Mas para Vitor Cezar Pontes Simões, o Tico, jogar sua primeira Copa do Mundo sem ter um oponente não significa estar sozinho, e sim uma forma de terapia e encontrar amigos. Os números de seguidores no Instagram e no Tik Tok na verdade agora são de apoiadores em sua luta contra um quadro de agorofobia, depressão e ansiedade.

"Certo dia eu tive uma crise muito grande aqui em minha casa, e desse dia então não consegui sair mais. E o que me ajudou e ajuda muito é o futebol de botão, nessa brincadeira eu busquei auxílio para minha recuperação, é a minha terapia", conta Tico, que mantém a nada solitária Liga Sensação.

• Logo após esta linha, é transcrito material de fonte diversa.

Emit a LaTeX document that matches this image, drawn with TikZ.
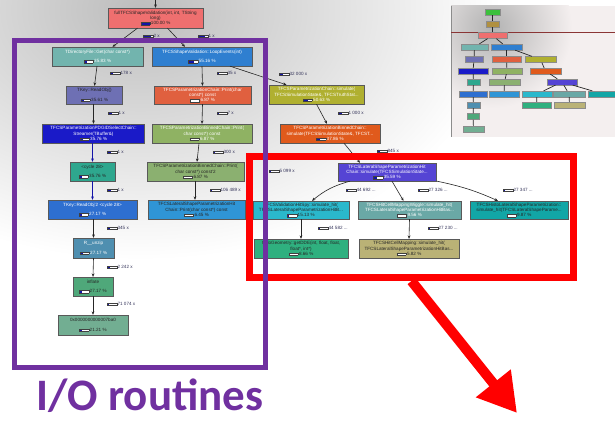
\documentclass[tikz,border=0pt]{standalone}
\usepackage{fontspec}
\setmainfont{Liberation Sans}
\newfontfamily\carlito{Carlito}
\usetikzlibrary{arrows.meta,calc}
\definecolor{barblue}{HTML}{1414A8}
\definecolor{ioPurple}{HTML}{7030A0}
\definecolor{hlRed}{HTML}{FF0000}
\definecolor{inbg}{HTML}{F4EFEF}
\definecolor{insetline}{HTML}{8A3535}
\definecolor{labtext}{HTML}{34345A}
\definecolor{cRoot}{HTML}{EF6F6F}
\definecolor{cTdir}{HTML}{72B4AE}
\definecolor{cLoop}{HTML}{2F7FD0}
\definecolor{cTkey}{HTML}{6E70B4}
\definecolor{cPchain}{HTML}{E0603F}
\definecolor{cPdg}{HTML}{1A1AC8}
\definecolor{cBchain}{HTML}{8FB263}
\definecolor{cCycle}{HTML}{2EA78E}
\definecolor{cBchainB}{HTML}{8BB070}
\definecolor{cReadB}{HTML}{2E6FD0}
\definecolor{cLprint}{HTML}{2F95D6}
\definecolor{cUnzip}{HTML}{4F8FB0}
\definecolor{cInflate}{HTML}{4FA87A}
\definecolor{cHex}{HTML}{72AE92}
\definecolor{cCsim}{HTML}{B0B030}
\definecolor{cBsim}{HTML}{E05A1C}
\definecolor{cLsim}{HTML}{5544D4}
\definecolor{cSpy}{HTML}{2AB8CC}
\definecolor{cWiggle}{HTML}{6AA8A6}
\definecolor{cHisto}{HTML}{12A6A6}
\definecolor{cDde}{HTML}{2FB07F}
\definecolor{cHcm}{HTML}{BAB276}
\definecolor{cGreen}{HTML}{3CC03C}
\definecolor{cBrown}{HTML}{B09040}
\newcommand{\pb}[1]{{\setlength{\fboxsep}{0pt}\setlength{\fboxrule}{0.3pt}\fcolorbox{black!75}{white}{{\color{barblue}\rule{#1pt}{2.3pt}}\hspace{\dimexpr 9pt-#1pt\relax}}}}
\tikzset{
  cgnode/.style={draw=black!65, line width=0.35pt, inner sep=0pt, align=center,
    font=\fontsize{4.6}{5.3}\selectfont, minimum height=19},
  wt/.style={text=white},
  bt/.style={text=black!85},
  cgedge/.style={draw=black!85, line width=0.6pt, -{Stealth[length=3.4pt,width=2.8pt]}},
  blueedge/.style={cgedge, draw=barblue},
  elab/.style={anchor=west, inner sep=0pt, font=\fontsize{4.6}{5.3}\selectfont, text=labtext},
  mini/.style={draw=black!45, line width=0.3pt, inner sep=0pt, minimum height=6},
  miniedge/.style={draw=black!85, line width=0.7pt},
  hlbox/.style={draw=hlRed, line width=7pt, inner sep=0pt},
  iobox/.style={draw=ioPurple, line width=5pt, inner sep=0pt},
}
\begin{document}
\begin{tikzpicture}[x=1pt,y=-1pt]
\useasboundingbox (0,0) rectangle (615,420);
\begin{scope}
  \clip (0,0) rectangle (615,420);
  \shade[inner color=black!26, outer color=white] (140,10) ellipse [x radius=360, y radius=250];
\end{scope}

% ---------- inset overview ----------
\fill[inbg] (451,6) rectangle (615,137);
\begin{scope}
  \clip (451,6) rectangle (615,137);
  \shade[inner color=black!30, outer color=inbg] (492,28) circle [radius=80];
\end{scope}
\draw[black!45, line width=0.8pt] (451,6) -- (451,137);
\draw[insetline, line width=0.6pt] (451,32) -- (615,32);

\node[mini, fill=cGreen,   minimum width=15] (m1)  at (492.5,12)  {};
\node[mini, fill=cBrown,   minimum width=13] (m2)  at (492.5,24)  {};
\node[mini, fill=cRoot,    minimum width=29] (m3)  at (492.5,35.5) {};
\node[mini, fill=cTdir,    minimum width=27] (m4)  at (474.5,47)  {};
\node[mini, fill=cLoop,    minimum width=31] (m5)  at (506.5,47)  {};
\node[mini, fill=cTkey,    minimum width=18] (m6)  at (474,59.5)  {};
\node[mini, fill=cPchain,  minimum width=29] (m7)  at (506.5,59.5) {};
\node[mini, fill=cCsim,    minimum width=31] (m8)  at (540.5,59.5) {};
\node[mini, fill=cPdg,     minimum width=30] (m9)  at (473,71)    {};
\node[mini, fill=cBchain,  minimum width=30] (m10) at (507,71)    {};
\node[mini, fill=cBsim,    minimum width=31] (m11) at (545.5,71)  {};
\node[mini, fill=cCycle,   minimum width=13] (m12) at (473.5,82)  {};
\node[mini, fill=cBchainB, minimum width=31] (m13) at (504.5,82)  {};
\node[mini, fill=cLsim,    minimum width=30] (m14) at (562,82)    {};
\node[mini, fill=cReadB,   minimum width=28] (m15) at (473,94)    {};
\node[mini, fill=cLprint,  minimum width=30] (m16) at (504,94)    {};
\node[mini, fill=cSpy,     minimum width=30] (m17) at (537,94)    {};
\node[mini, fill=cWiggle,  minimum width=32] (m18) at (569,94)    {};
\node[mini, fill=cHisto,   minimum width=30] (m19) at (603,94)    {};
\node[mini, fill=cUnzip,   minimum width=13] (m20) at (473.5,105) {};
\node[mini, fill=cDde,     minimum width=29] (m21) at (536.5,105) {};
\node[mini, fill=cHcm,     minimum width=31] (m22) at (569.5,105) {};
\node[mini, fill=cInflate, minimum width=12] (m23) at (473,116.5) {};
\node[mini, fill=cHex,     minimum width=21] (m24) at (473.5,129) {};
\foreach \a/\b in {m1/m2,m2/m3,m3/m4,m3/m5,m4/m6,m5/m7,m5/m8,m6/m9,m7/m10,m8/m11,
  m9/m12,m10/m13,m11/m14,m12/m15,m13/m16,m14/m17,m14/m18,m14/m19,m15/m20,m17/m21,
  m18/m22,m20/m23,m23/m24}
  \draw[miniedge] (\a) -- (\b);

% ---------- call graph nodes ----------
\node[cgnode, bt, fill=cRoot, minimum width=95, minimum height=20] (root) at (155.5,18)
  {fullTFCSShapeValidation(int, int, TString\\long)\\\pb{9}\,100.00 \%};
\node[cgnode, wt, fill=cTdir, minimum width=91] (tdir) at (97.5,56.5)
  {TDirectoryFile::Get(char const*)\\[4pt]\pb{3}\,35.83 \%};
\node[cgnode, wt, fill=cLoop, minimum width=100] (loop) at (202,56.5)
  {TFCSShapeValidation::LoopEvents(int)\\[4pt]\pb{5}\,55.16 \%};
\node[cgnode, bt, fill=cTkey, minimum width=56, minimum height=18] (tkey) at (94.5,95)
  {TKey::ReadObj()\\[4pt]\pb{3}\,35.61 \%};
\node[cgnode, wt, fill=cPchain, minimum width=97, minimum height=18] (pchain) at (202.5,95)
  {TFCSParametrizationChain::Print(char\\const*) const\\\pb{0.6}\,6.87 \%};
\node[cgnode, wt, fill=cPdg, minimum width=102] (pdg) at (93.5,133.5)
  {TFCSParametrizationPDGIDSelectChain::\\Streamer(TBuffer\&)\\\pb{3}\,35.76 \%};
\node[cgnode, wt, fill=cBchain, minimum width=100] (bchain) at (202,133.5)
  {TFCSParametrizationBinnedChain::Print(\\char const*) const\\\pb{0.6}\,6.87 \%};
\node[cgnode, bt, fill=cCycle, minimum width=45] (cycle) at (92.5,171.5)
  {<cycle 28>\\[4pt]\pb{3}\,35.76 \%};
\node[cgnode, bt, fill=cBchainB, minimum width=97] (bchainb) at (195.5,171.5)
  {TFCSParametrizationBinnedChain::Print(\\char const*) const'2\\\pb{0.6}\,6.87 \%};
\node[cgnode, wt, fill=cReadB, minimum width=89] (readb) at (92.5,209.5)
  {TKey::ReadObj'2 <cycle 28>\\[4pt]\pb{2.4}\,27.17 \%};
\node[cgnode, bt, fill=cLprint, minimum width=97] (lprint) at (196.5,209.5)
  {TFCSLateralShapeParametrizationHit\\Chain::Print(char const*) const\\\pb{0.6}\,6.45 \%};
\node[cgnode, wt, fill=cUnzip, minimum width=41, minimum height=20] (unzip) at (93.5,248)
  {R\_\_unzip\\[4pt]\pb{2.4}\,27.17 \%};
\node[cgnode, bt, fill=cInflate, minimum width=40] (inflate) at (93,286.5)
  {inflate\\[4pt]\pb{2.4}\,27.17 \%};
\node[cgnode, bt, fill=cHex, minimum width=70, minimum height=20] (hex) at (93,325)
  {0x0000000000007ba0\\[4pt]\pb{2}\,21.21 \%};

\node[cgnode, wt, fill=cCsim, minimum width=95] (csim) at (316.5,94.5)
  {TFCSParametrizationChain::simulate(\\TFCSSimulationState\&, TFCSTruthStat...\\\pb{4.5}\,50.63 \%};
\node[cgnode, wt, fill=cBsim, minimum width=100] (bsim) at (330,133.5)
  {TFCSParametrizationBinnedChain::\\simulate(TFCSSimulationState\&, TFCST...\\\pb{3.4}\,37.86 \%};
\node[cgnode, wt, fill=cLsim, minimum width=98, minimum height=18] (lsim) at (387,172)
  {TFCSLateralShapeParametrizationHit\\Chain::simulate(TFCSSimulationState...\\\pb{3.2}\,35.59 \%};
\node[cgnode, bt, fill=cSpy, minimum width=96, minimum height=18] (spy) at (301,210)
  {TFCSValidationHitSpy::simulate\_hit(\\TFCSLateralShapeParametrizationHitB...\\\pb{1.4}\,15.13 \%};
\node[cgnode, wt, fill=cWiggle, minimum width=103, minimum height=18] (wiggle) at (409.5,210)
  {TFCSHitCellMappingWiggle::simulate\_hit(\\TFCSLateralShapeParametrizationHitBas...\\\pb{0.9}\,9.56 \%};
\node[cgnode, bt, fill=cHisto, minimum width=98, minimum height=18] (histo) at (519,210)
  {TFCSHistoLateralShapeParametrization::\\simulate\_hit(TFCSLateralShapeParame...\\\pb{0.9}\,9.87 \%};
\node[cgnode, bt, fill=cDde, minimum width=94] (dde) at (301,248.5)
  {CaloGeometry::getDDE(int, float, float,\\float*, int*)\\\pb{0.8}\,8.66 \%};
\node[cgnode, bt, fill=cHcm, minimum width=100] (hcm) at (409,248.5)
  {TFCSHitCellMapping::simulate\_hit(\\TFCSLateralShapeParametrizationHitBas...\\\pb{0.5}\,5.82 \%};

% ---------- connectors ----------
\coordinate (rtop) at (155.5,0);
\draw[cgedge] (rtop) -- (root.north);
\draw[cgedge] ([xshift=-18pt]root.south) -- ([xshift=15pt]tdir.north);
\draw[cgedge] ([xshift=12pt]root.south) -- ([xshift=-17pt]loop.north);
\draw[cgedge] ([xshift=-0.5pt]tdir.south) -- (tkey.north);
\draw[cgedge] ([xshift=-1pt]tkey.south) -- (pdg.north);
\draw[blueedge] ([xshift=-1pt]pdg.south) -- (cycle.north);
\draw[blueedge] (cycle.south) -- (readb.north);
\draw[cgedge] ([xshift=1pt]readb.south) -- (unzip.north);
\draw[cgedge] (unzip.south) -- (inflate.north);
\draw[cgedge] (inflate.south) -- (hex.north);
\draw[cgedge] (loop.south) -- (pchain.north);
\draw[cgedge] (pchain.south) -- (bchain.north);
\draw[cgedge] ([xshift=-3pt]bchain.south) -- ([xshift=1.5pt]bchainb.north);
\draw[cgedge] ([xshift=-0.5pt]bchainb.south) -- ([xshift=-1.5pt]lprint.north);
\draw[cgedge] ([xshift=28pt]loop.south) -- ([xshift=-30pt]csim.north);
\draw[cgedge] (csim.south) -- ([xshift=-3pt]bsim.north);
\draw[cgedge] ([xshift=14pt]bsim.south) -- ([xshift=-27pt]lsim.north);
\draw[cgedge] ([xshift=-37pt]lsim.south) to[bend right=12] ([xshift=11pt]spy.north);
\draw[cgedge] ([xshift=5pt]lsim.south) -- ([xshift=-6pt]wiggle.north);
\draw[cgedge] ([xshift=50pt]lsim.south) to[bend left=6] ([xshift=-21pt]histo.north);
\draw[cgedge] (spy.south) -- (dde.north);
\draw[cgedge] (wiggle.south) -- (hcm.north);

% ---------- edge labels ----------
\node[elab] (l1)  at (143,36)  {\pb{7}\,2 x};
\node[elab] (l2)  at (198,36)  {\pb{6}\,1 x};
\node[elab] (l3)  at (110,73)  {\pb{2}\,178 x};
\node[elab] (l4)  at (217,73)  {\pb{0.3}\,35 x};
\node[elab] (l5)  at (279,74)  {\pb{3}\,32 000 x};
\node[elab] (l6)  at (108,113) {\pb{3}\,1 x};
\node[elab] (l7)  at (217,113) {\pb{0.3}\,7 x};
\node[elab] (l8)  at (338,113) {\pb{3}\,1 000 x};
\node[elab] (l9)  at (107,152) {\pb{3}\,1 x};
\node[elab] (l10) at (213,152) {\pb{0.3}\,300 x};
\node[elab] (l11) at (377,151) {\pb{2}\,845 x};
\node[elab] (l12) at (107,190) {\pb{3}\,1 x};
\node[elab] (l13) at (210,190) {\pb{0.3}\,106 489 x};
\node[elab] (l14) at (269,171) {\pb{0.3}\,5 099 x};
\node[elab] (l15) at (346,190) {\pb{1}\,44 692 ...};
\node[elab] (l16) at (418,190) {\pb{0.5}\,27 326 ...};
\node[elab] (l17) at (503,190) {\pb{0.5}\,27 347 ...};
\node[elab] (l18) at (107,228) {\pb{2}\,345 x};
\node[elab] (l19) at (318,228) {\pb{0.5}\,44 582 ...};
\node[elab] (l20) at (428,228) {\pb{0.5}\,27 230 ...};
\node[elab] (l21) at (107,267) {\pb{2}\,2 242 x};
\node[elab] (l22) at (107,304) {\pb{1.5}\,71 074 x};

% ---------- highlight boxes ----------
\node[hlbox, minimum width=324, minimum height=121] (redbox) at (411.5,217) {};
\coordinate (arrowtip) at (517,413);
\draw[hlRed, line width=10pt, -{Triangle[length=38pt,width=42pt]}] (redbox.south) -- (arrowtip);
\node[iobox, minimum width=251, minimum height=327] (iobox) at (140,204) {};
\node[font=\carlito\bfseries\fontsize{45}{48}\selectfont, text=ioPurple, anchor=base, inner sep=0pt] (iolabel) at (150,410) {I/O routines};
\end{tikzpicture}
\end{document}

"Os seguidores e meus colegas botonistas começaram a me questionar sobre a Copa do Mundo, se eu iria fazer. No começo fiquei relutante, pois só queria ter meus times nacionais mesmo. Então, em uma das longas madrugadas sem dormir por causa da ansiedade, me veio a ideia de criar uma Copa do Mundo com botões recicláveis", conta o morador de São Vicente.

Desde abril ele começou a produzir times com tampas de leite, de refrigerante, de lubrificantes automotivos e ainda de outros tipos de embalagens.

"A Copa da Liga Sensação começou no mesmo dia da Copa do Mundo da FIFA. Os jogos estão sendo transmitidos ao vivo pela página no TikTok (@ligasensacaodefutbotao), todos os dias às 20 horas, com pico de até 500 pessoas assistindo", conta Tico.

Para o cartola da Liga Sensação, os números representam "grandes resultados", mas o mais importante vai além: "mostrar uma antiga brincadeira para uma geração que nunca sequer viu o futebol de botão. É fantástico o entusiasmo das crianças e adolescentes nas lives", resume Tico.